Dans les années 80, on vous prêtait une liaison avec l’homme de presse Jean Edern Hallier, mais aussi avec l’homme-orchestre Rémy Bricka, la chanteuse Rika Zaraï et même avec l’animateur de télé Guy Lux. Vous confirmez ?
Les gens racontent tant de choses. Tout Paris attendait mon oeuvre, ça c’est certain. Donc tout le monde voulait que je plonge dans le stupre. Mais j’avais une oeuvre à pondre. Basta.
Il semble y avoir un antagonisme profond entre vous et Jean-Pierre Fromage, ça remonte à quand ?

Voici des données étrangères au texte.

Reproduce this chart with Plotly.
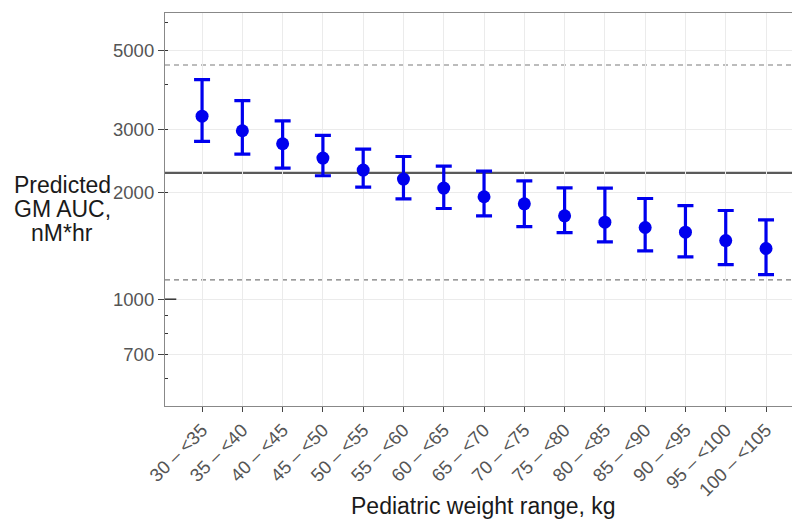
import plotly.graph_objects as go

categories = ["30 – <35", "35 – <40", "40 – <45", "45 – <50", "50 – <55", "55 – <60",
              "60 – <65", "65 – <70", "70 – <75", "75 – <80", "80 – <85", "85 – <90",
              "90 – <95", "95 – <100", "100 – <105"]
gm_auc = [3268, 2973, 2733, 2491, 2305, 2175, 2052, 1940, 1853, 1715, 1646, 1590, 1543, 1461, 1388]
upper = [4136, 3614, 3171, 2884, 2641, 2517, 2366, 2291, 2151, 2056, 2052, 1918, 1833, 1775, 1671]
lower = [2774, 2557, 2335, 2222, 2065, 1914, 1798, 1715, 1600, 1539, 1449, 1367, 1315, 1251, 1173]
ref_solid = 2265
ref_dashed = [4549, 1133]
y_ticks = [700, 1000, 2000, 3000, 5000]
minor_ticks = [600, 700, 800, 900, 2000, 3000, 4000, 5000, 6000]
y_title_lines = ["Predicted", "GM AUC,", "nM*hr"]
x_title = "Pediatric weight range, kg"

idx = list(range(len(categories)))
fig = go.Figure()
fig.add_trace(go.Scatter(
    x=idx, y=gm_auc, mode="markers",
    marker=dict(color="#0000ee", size=13),
    error_y=dict(type="data", symmetric=False,
                 array=[u - m for u, m in zip(upper, gm_auc)],
                 arrayminus=[m - l for m, l in zip(gm_auc, lower)],
                 color="#0000ee", thickness=3.2, width=8),
    showlegend=False))

fig.add_hline(y=ref_solid, line=dict(color="#5a5a5a", width=2.2), layer="below")
for v in ref_dashed:
    fig.add_hline(y=v, line=dict(color="#7a7a7a", width=1.2, dash="5px,4px"), layer="below")

# long log tick at 1000
fig.add_shape(type="line", xref="paper", yref="y", x0=0, x1=0.018, y0=1000, y1=1000,
              line=dict(color="#333333", width=1.5))

annotations = []
for i, line in enumerate(y_title_lines):
    annotations.append(dict(
        text=line, xref="paper", yref="paper",
        x=-0.1635, y=0.5623 - i * 0.061, xanchor="center", yanchor="middle", showarrow=False,
        font=dict(size=23, color="#1a1a1a")))
annotations.append(dict(
    text=x_title, xref="paper", yref="paper", x=0.508, y=-0.254,
    xanchor="center", yanchor="middle", showarrow=False,
    font=dict(size=23, color="#1a1a1a")))

fig.update_layout(
    width=792, height=519,
    margin=dict(l=165, r=0, t=13, b=113),
    plot_bgcolor="white", paper_bgcolor="white",
    font=dict(family="Liberation Sans, Arial, sans-serif", color="#4d4d4d"),
    xaxis=dict(
        tickmode="array", tickvals=idx, ticktext=categories,
        range=[-0.92, 14.645], tickangle=-45,
        tickfont=dict(size=18.5, color="#555555"),
        showgrid=True, gridcolor="#ebebeb", gridwidth=1,
        ticks="outside", ticklen=5, tickcolor="#444444",
        showline=True, linecolor="#888888", linewidth=1.2, mirror=True,
        zeroline=False,
    ),
    yaxis=dict(
        type="log", range=[2.700, 3.804],
        tickmode="array", tickvals=y_ticks, ticktext=[str(v) for v in y_ticks],
        tickfont=dict(size=18.5, color="#555555"),
        showgrid=True, gridcolor="#ebebeb", gridwidth=1,
        ticks="outside", ticklen=6, tickcolor="#444444",
        minor=dict(tickmode="array", tickvals=minor_ticks, ticks="inside", ticklen=3,
                   tickcolor="#333333", showgrid=False),
        showline=True, linecolor="#888888", linewidth=1.2, mirror=True,
        zeroline=False,
    ),
    annotations=annotations,
)

fig.write_html("out.html")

Je l’ai rencontré au Poisson Bulle. Il y chantait, jadis. Il était mauvais. Il l’est toujours. C’est un minable. Aucune fierté. Il avait des chansons assez mauvaises, à cette époque, vers 1949. Mais au moins c’était les siennes. Lorsqu’il a rencontré Gainsbite, son impresario, il a fait tout ce qu’il lui demandait de faire. Aucune volonté, ce Jean-Pierre Fromage. Des auteurs inconnus, tous des pleutres, écrivaient pour lui, et monsieur prenait la grosse tête ! Gainsbite lui a acheté une maison vers Dax car il était tellement insortable dans Paris qu’il valait mieux l’isoler. Quand j’ai commencé à proposer à Gainsbite de s’occuper de mes chansons, vers 2013, Jean-Pierre en est tombé malade. Il a toujours été jaloux de mon talent. Lui n’en a jamais eu. Qu’il continue à chanter sur le caca et le pipi, j’ai d’autres ambitions… aujourd’hui, nous avons le même imprésario, c’est vrai, mais je peux vous dire que nous n’avons pas le même contrat et pas le même destin.
Quels sont vos projets après ce disque ?
J’aimerais me consacrer à mon bouquin. Mais avant ça, il y’a des tours de chant. Et l’histoire s’en souviendra.